OSTATNI POST Z POPRZEDNIEJ STRONY:
~Naprawdę cokolwiek? W porządku, to chyba nie będzie trudne~ odpowiedziała bez otwierania pyska i uśmiechnęła się, ciesząc się faktem, że Wieczorna dała jej wolną łapę.Odbiegła do granicy drzew, spoglądając ostatni raz ku siostrze. Co będzie tropiła tym razem? Szukanie drapieżników wydawało jej się najciekawsze, ale cichy głosik gdzieś z tyłu jej głowy podpowiadał jej, że nie jest zbytnio rozważnym dążenie do spotkania z niebezpiecznym zwierzęciem, gdy się jeszcze nie nauczyło porządnie bronić i walczyć. I tak zdecydowała się jednak na coś mniej przyziemnego. Dosłownie.

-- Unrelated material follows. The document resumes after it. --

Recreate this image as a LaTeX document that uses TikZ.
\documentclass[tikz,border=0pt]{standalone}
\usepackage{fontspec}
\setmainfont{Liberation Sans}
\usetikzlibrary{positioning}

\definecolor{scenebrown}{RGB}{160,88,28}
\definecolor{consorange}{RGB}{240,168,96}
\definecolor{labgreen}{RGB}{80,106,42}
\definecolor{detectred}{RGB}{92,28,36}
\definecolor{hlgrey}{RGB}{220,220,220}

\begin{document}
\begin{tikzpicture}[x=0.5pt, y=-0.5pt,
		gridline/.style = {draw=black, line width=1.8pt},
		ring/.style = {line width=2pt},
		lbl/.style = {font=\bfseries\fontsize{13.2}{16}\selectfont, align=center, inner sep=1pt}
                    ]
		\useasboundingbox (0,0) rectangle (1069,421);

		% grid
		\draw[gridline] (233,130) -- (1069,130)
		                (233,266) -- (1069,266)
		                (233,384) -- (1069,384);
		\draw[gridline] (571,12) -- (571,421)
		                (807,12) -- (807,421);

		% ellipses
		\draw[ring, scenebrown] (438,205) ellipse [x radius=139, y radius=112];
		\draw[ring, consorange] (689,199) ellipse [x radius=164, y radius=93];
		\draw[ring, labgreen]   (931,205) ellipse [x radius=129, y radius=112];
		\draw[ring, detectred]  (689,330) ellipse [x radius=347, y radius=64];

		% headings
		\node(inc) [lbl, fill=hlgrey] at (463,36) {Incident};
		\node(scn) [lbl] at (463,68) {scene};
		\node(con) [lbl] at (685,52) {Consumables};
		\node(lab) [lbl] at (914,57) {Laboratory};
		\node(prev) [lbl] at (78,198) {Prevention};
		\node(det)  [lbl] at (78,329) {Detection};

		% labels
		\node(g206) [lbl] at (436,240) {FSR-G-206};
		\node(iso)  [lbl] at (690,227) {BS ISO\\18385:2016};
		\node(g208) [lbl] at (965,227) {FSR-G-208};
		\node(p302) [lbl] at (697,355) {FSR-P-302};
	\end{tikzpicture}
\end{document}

Gdy straciła siostrę z oczu, przystanęła, ugięła mocniej łapy i wyskoczyła w powietrze, rozkładając skrzydła. Szybko zaczęła machać nimi i nabierać wysokości, jednocześnie uważając, by nie dobić do którejś z gałęzi. Gdy znalazła się jakieś cztery skrzydła nad ziemią, zawisła w powietrzu i zaczęła się rozglądać w poszukiwaniu czegoś ciekawego. Jej uwagę przykuła jedna szczególna gałąź, na której dostrzegła coś, co nie wyglądało na wytwór drzewa...
Skierowała się w tamtą stronę i ostrożnie przysiadła na gałęzi. Mocno wczepiając się w nią pazurami, pochyliła łeb nad gniazdem ułożonym z patyków, suchych gałązek i piór. Gdy przyjrzała się bliżej, doszła do wniosku, że musiały być to pióra drapieżnika- mięsożerne ptaki nie stanowiły jednak dla niej zagrożenia. Jej uwagę przyciągnęło nie tyle samo gniazdo, co umieszczone w nim trzy jaja, których kolor wyraźnie odcinał się od otoczenia.
Świetlista zbliżyła nozdrza do legowiska i jego zawartości, a następnie wciągnęła przez nie pełne płuca powietrza wraz z zapachem matki piskląt, która zapewne polowała. Następnie obejrzała dokładnie gałąź, na której siedziała- dostrzegła delikatne, ale bardzo liczne wgłębienia na jej powierzchni, zapewne ślad po wielokrotnych lądowaniach. Następnie przyjrzała się korze pnia i wszechobecnym ptasim odchodom. Zapamiętała dokładnie to, co widziała, po czym zaczęła machać skrzydłami i w końcu wystartowała- tak delikatnie, jak to było możliwe. Wciągnęła ponownie powietrze przez nozdrza- zapach był tu wyjątkowo wyraźny, więc musiała się trochę oddalić od gniazda.
~Potrzebuję czasu na mały rekonesans~ przesłała wiadomość siostrze i zaczęła się rozglądać za widocznymi śladami ptaka.